Copy each line below that includes "page".

**Raw data**.
begin
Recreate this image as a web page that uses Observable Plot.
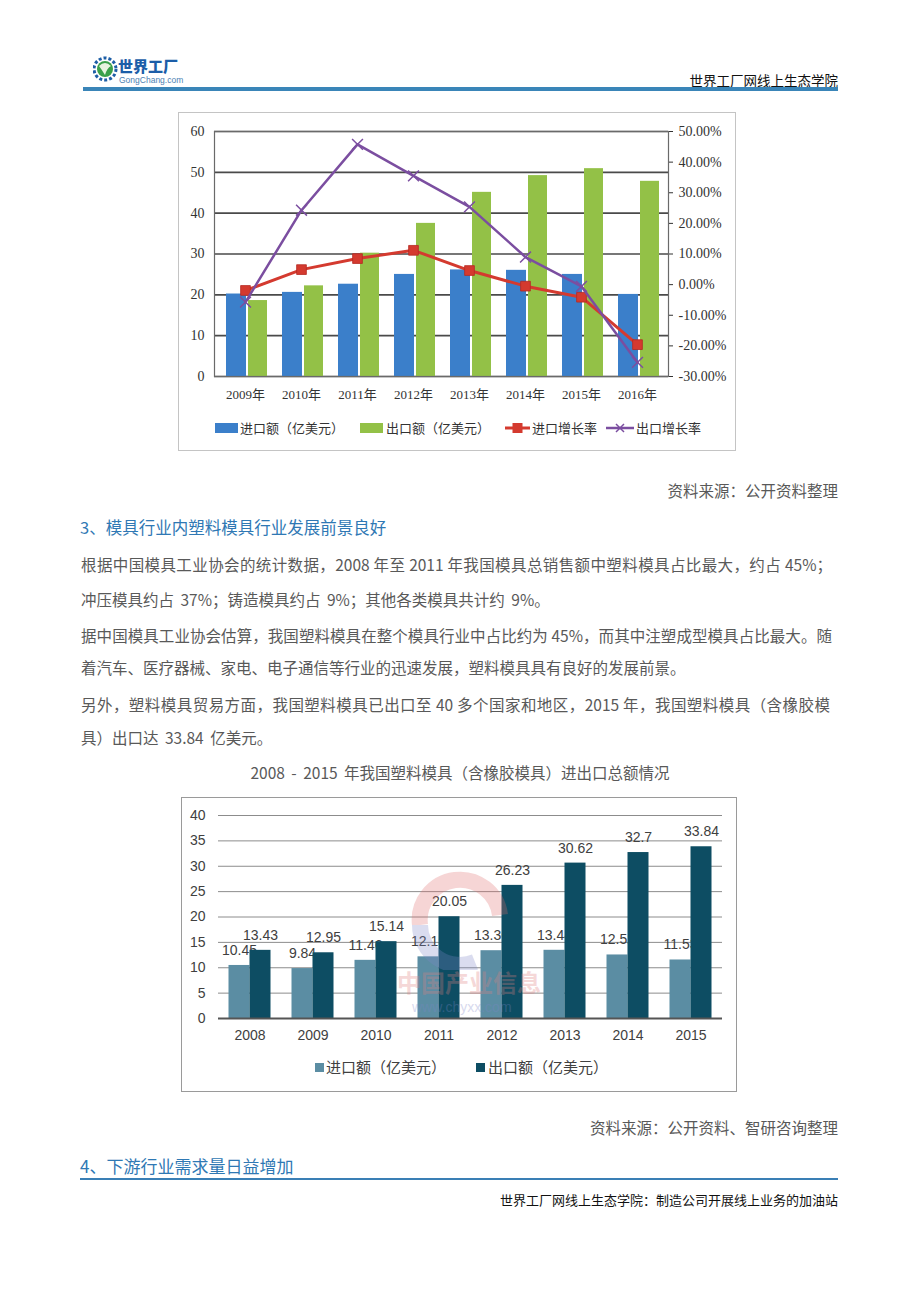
<!DOCTYPE html>
<html><head><meta charset="utf-8">
<script src="https://cdn.jsdelivr.net/npm/d3@7"></script>
<script src="https://cdn.jsdelivr.net/npm/@observablehq/plot@0.6"></script>
<style>
body{margin:0;background:#fff;}
#page{position:relative;width:920px;height:1302px;overflow:hidden;background:#fff;font-family:"Noto Sans CJK SC","Noto Sans",sans-serif;color:#595959;}
.t{position:absolute;white-space:nowrap;line-height:20px;height:20px;}
.p{font-size:15.5px;left:81px;color:#595959;}
.full{width:751px;text-align:justify;text-align-last:justify;}
.h{color:#2f78b4;left:80px;}
.box{position:absolute;box-sizing:border-box;}
.chart{position:absolute;}
.lg{position:absolute;white-space:nowrap;line-height:16px;}
</style></head>
<body><div id="page">
  <!-- header -->
  <svg class="box" style="left:93px;top:54px" width="26" height="30" viewBox="0 0 26 30">
    <circle cx="12" cy="15" r="11" fill="none" stroke="#1d5ea6" stroke-width="3" stroke-dasharray="3 2"/>
    <circle cx="12" cy="15" r="8" fill="#3aa04a"/>
    <path d="M6 12 Q12 6 18 12 Q14 14 12 21 Q9 16 6 12Z" fill="#e8f3e0"/>
  </svg>
  <div class="t" style="left:118px;top:56px;font-size:15px;font-weight:900;color:#1c5ea8;letter-spacing:0px">世界工厂</div>
  <div class="t" style="left:119px;top:70px;font-size:8.5px;color:#4d7fb3;font-family:'Liberation Sans',sans-serif">GongChang.com</div>
  <div class="t" style="right:82px;top:70px;font-size:13.5px;color:#111">世界工厂网线上生态学院</div>
  <div class="box" style="left:83px;top:87px;width:755px;height:4px;background:#3a85b8"></div>

  <!-- chart 1 -->
  <div class="box" style="left:178px;top:112px;width:558px;height:339px;border:1px solid #c4c4c4"></div>
  <div id="c1a" class="chart" style="left:178px;top:112px"></div>
  <div id="c1b" class="chart" style="left:178px;top:112px"></div>
  <div id="leg1"></div>

  <div class="t" style="right:82px;top:480px;font-size:15.5px">资料来源：公开资料整理</div>
  <div class="t h" style="top:517px;font-size:16.5px">3、模具行业内塑料模具行业发展前景良好</div>
  <div class="t p full" style="top:554px">根据中国模具工业协会的统计数据，2008 年至 2011 年我国模具总销售额中塑料模具占比最大，约占 45%；</div>
  <div class="t p" style="top:589px;word-spacing:3px">冲压模具约占 37%；铸造模具约占 9%；其他各类模具共计约 9%。</div>
  <div class="t p full" style="top:625px">据中国模具工业协会估算，我国塑料模具在整个模具行业中占比约为 45%，而其中注塑成型模具占比最大。随</div>
  <div class="t p" style="top:657px">着汽车、医疗器械、家电、电子通信等行业的迅速发展，塑料模具具有良好的发展前景。</div>
  <div class="t p full" style="top:694px;width:749px">另外，塑料模具贸易方面，我国塑料模具已出口至 40 多个国家和地区，2015 年，我国塑料模具（含橡胶模</div>
  <div class="t p" style="top:727px;word-spacing:3px">具）出口达 33.84 亿美元。</div>
  <div class="t" style="left:0;width:920px;text-align:center;top:762px;font-size:15.5px;word-spacing:3px">2008 - 2015 年我国塑料模具（含橡胶模具）进出口总额情况</div>

  <!-- chart 2 -->
  <div class="box" style="left:181px;top:797px;width:556px;height:295px;border:1px solid #9a9a9a"></div>
  <div id="c2" class="chart" style="left:181px;top:797px"></div>
  <!-- faint watermark -->
  <svg class="box" style="left:405px;top:870px;opacity:0.28" width="110" height="100" viewBox="0 0 110 100">
    <path d="M15 55 A40 40 0 0 1 95 45" fill="none" stroke="#e06a6a" stroke-width="16"/>
    <path d="M15 55 A40 40 0 0 0 70 92" fill="none" stroke="#7d86c8" stroke-width="16"/>
  </svg>
  <div class="t" style="left:397px;top:970px;font-size:24px;line-height:24px;height:24px;color:#e08080;opacity:0.3;font-weight:700">中国产业信息</div>
  <div class="t" style="left:412px;top:999px;font-size:14px;line-height:16px;height:16px;color:#7d86c8;opacity:0.3;font-family:'Liberation Sans',sans-serif">www.chyxx.com</div>
  <div id="leg2"></div>

  <div class="t" style="right:82px;top:1117px;font-size:15.5px">资料来源：公开资料、智研咨询整理</div>
  <div class="t h" style="top:1156px;font-size:17px">4、下游行业需求量日益增加</div>
  <div class="box" style="left:80px;top:1178px;width:758px;height:2px;background:#3a7fb5"></div>
  <div class="t" style="right:82px;top:1190px;font-size:13px;color:#111">世界工厂网线上生态学院：制造公司开展线上业务的加油站</div>
</div>
<script>
// ---- Chart 1 data ----
const years1 = ["2009年","2010年","2011年","2012年","2013年","2014年","2015年","2016年"];
const importAmt1 = [20.2, 20.6, 22.6, 25.0, 26.1, 26.0, 25.0, 20.1];
const exportAmt1 = [18.6, 22.2, 30.2, 37.5, 45.1, 49.2, 50.9, 47.8];
const importGrowth1 = [-1.9, 4.9, 8.5, 11.2, 4.6, -0.5, -4.1, -19.6];
const exportGrowth1 = [-5.7, 24.3, 45.8, 35.5, 25.4, 9.0, -0.6, -25.4];
const leftTicks1 = [0, 10, 20, 30, 40, 50, 60];
const rightTicks1 = [-30, -20, -10, 0, 10, 20, 30, 40, 50];
const legend1 = ["进口额（亿美元）", "出口额（亿美元）", "进口增长率", "出口增长率"];

// ---- Chart 2 data ----
const years2 = ["2008","2009","2010","2011","2012","2013","2014","2015"];
const importAmt2 = [10.45, 9.84, 11.46, 12.15, 13.36, 13.44, 12.52, 11.53];
const exportAmt2 = [13.43, 12.95, 15.14, 20.05, 26.23, 30.62, 32.7, 33.84];
const ticks2 = [0, 5, 10, 15, 20, 25, 30, 35, 40];
const legend2 = ["进口额（亿美元）", "出口额（亿美元）"];

const C = {blue:"#3b7fca", green:"#93c147", red:"#d43a2f", purple:"#7b4ea0", imp2:"#5b8da3", exp2:"#0d4d63"};

const d1 = years1.map((y,i)=>({year:y, imp:importAmt1[i], exp:exportAmt1[i], ig:importGrowth1[i], eg:exportGrowth1[i]}));
const d2 = years2.map((y,i)=>({year:y, imp:importAmt2[i], exp:exportAmt2[i]}));

const dims1 = {width:558, height:339, marginLeft:36, marginRight:68, marginTop:19, marginBottom:75};
const font1 = "'Liberation Serif','Noto Sans CJK SC',serif";

const c1a = Plot.plot({
  ...dims1,
  style:{background:"transparent", fontFamily:font1, fontSize:"14px", color:"#333"},
  x:{type:"band", domain:years1, padding:0, label:null},
  y:{domain:[0,60], label:null},
  marks:[
    Plot.ruleY(leftTicks1, {stroke:"#4a4a4a", strokeWidth:1.6}),
    Plot.barY(d1, {x:"year", y:"imp", fill:C.blue, insetLeft:9, insetRight:27}),
    Plot.barY(d1, {x:"year", y:"exp", fill:C.green, insetLeft:31, insetRight:6}),
    Plot.frame({stroke:"#6a6a6a", strokeWidth:1.2}),
    Plot.axisY(leftTicks1, {tickSize:0, tickPadding:10, label:null}),
    Plot.axisX({tickSize:0, tickPadding:13, label:null, fontSize:13})
  ]
});
document.getElementById("c1a").append(c1a);

const c1b = Plot.plot({
  ...dims1,
  style:{background:"transparent", fontFamily:font1, fontSize:"14px", color:"#333"},
  x:{type:"point", domain:years1, padding:0.5, axis:null},
  y:{domain:[-30,50], label:null, axis:null},
  marks:[
    Plot.axisY(rightTicks1, {anchor:"right", tickSize:4, tickPadding:6, tickFormat:d=>d.toFixed(2)+"%", label:null}),
    Plot.line(d1, {x:"year", y:"ig", stroke:C.red, strokeWidth:3}),
    Plot.dot(d1, {x:"year", y:"ig", symbol:"square", r:5.5, fill:C.red, stroke:"#b52a22", strokeWidth:0.8}),
    Plot.line(d1, {x:"year", y:"eg", stroke:C.purple, strokeWidth:2.5}),
    Plot.dot(d1, {x:"year", y:"eg", symbol:"times", r:5, stroke:C.purple, strokeWidth:1.5})
  ]
});
document.getElementById("c1b").append(c1b);

// legend 1
(function(){
  const page = document.getElementById("leg1");
  const sw = [
    {x:215, kind:"rect", color:C.blue, tx:240},
    {x:360, kind:"rect", color:C.green, tx:386},
    {x:505, kind:"sq", color:C.red, tx:532},
    {x:606, kind:"x", color:C.purple, tx:636}
  ];
  const cy = 428;
  sw.forEach((s,i)=>{
    const svg = document.createElementNS("http://www.w3.org/2000/svg","svg");
    svg.setAttribute("width", 30); svg.setAttribute("height", 16);
    svg.style.position = "absolute"; svg.style.left = s.x+"px"; svg.style.top = (cy-8)+"px";
    if (s.kind === "rect") {
      svg.innerHTML = `<rect x="0" y="3" width="23" height="10" fill="${s.color}"/>`;
    } else if (s.kind === "sq") {
      svg.innerHTML = `<line x1="0" y1="8" x2="25" y2="8" stroke="${s.color}" stroke-width="3"/><rect x="7.5" y="3" width="10" height="10" fill="${s.color}"/>`;
    } else {
      svg.innerHTML = `<line x1="0" y1="8" x2="28" y2="8" stroke="${s.color}" stroke-width="2.5"/><path d="M10 4L18 12M18 4L10 12" stroke="${s.color}" stroke-width="1.5"/>`;
    }
    page.appendChild(svg);
    const t = document.createElement("div");
    t.className = "lg";
    t.style.left = s.tx+"px"; t.style.top = (cy-8)+"px";
    t.style.fontSize = "13px"; t.style.color = "#333";
    t.textContent = legend1[i];
    page.appendChild(t);
  });
})();

// chart 2
const c2 = Plot.plot({
  width:556, height:295, marginLeft:37, marginRight:15, marginTop:18, marginBottom:74,
  style:{background:"transparent", fontFamily:"'Liberation Sans',Arial,sans-serif", fontSize:"14px", color:"#404040"},
  x:{type:"band", domain:years2, padding:0, label:null},
  y:{domain:[0,40], label:null},
  marks:[
    Plot.ruleY(ticks2, {stroke:"#8c8c8c", strokeWidth:1}),
    Plot.barY(d2, {x:"year", y:"imp", fill:C.imp2, insetLeft:10.5, insetRight:31.5}),
    Plot.text(d2, {x:"year", y:"imp", text:d=>String(d.imp), dx:-10.5, dy:-15, fill:"#404040"}),
    Plot.barY(d2, {x:"year", y:"exp", fill:C.exp2, insetLeft:31.5, insetRight:10.5}),
    Plot.text(d2, {x:"year", y:"exp", text:d=>String(d.exp), dx:10.5, dy:-15, fill:"#404040"}),
    Plot.ruleY([0], {stroke:"#555", strokeWidth:2}),
    Plot.axisY(ticks2, {tickSize:0, tickPadding:13, label:null}),
    Plot.axisX({tickSize:0, tickPadding:12, label:null})
  ]
});
document.getElementById("c2").append(c2);

// legend 2
(function(){
  const page = document.getElementById("leg2");
  const items = [{x:315, color:C.imp2, tx:326}, {x:476, color:C.exp2, tx:488}];
  const cy = 1067;
  items.forEach((s,i)=>{
    const r = document.createElement("div");
    r.className = "box";
    r.style.cssText = `position:absolute;left:${s.x}px;top:${cy-4.5}px;width:9px;height:9px;background:${s.color}`;
    page.appendChild(r);
    const t = document.createElement("div");
    t.className = "lg";
    t.style.cssText = `left:${s.tx}px;top:${cy-9}px;font-size:15px;color:#404040;line-height:18px`;
    t.textContent = legend2[i];
    page.appendChild(t);
  });
})();
</script>
</body></html>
end
**Output of the exercise**.
Recreate this image as a web page that uses Observable Plot.
#page{position:relative;width:920px;height:1302px;overflow:hidden;background:#fff;font-family:"Noto Sans CJK SC","Noto Sans",sans-serif;color:#595959;}
<body><div id="page">
  const page = document.getElementById("leg1");
    page.appendChild(svg);
    page.appendChild(t);
  const page = document.getElementById("leg2");
    page.appendChild(r);
    page.appendChild(t);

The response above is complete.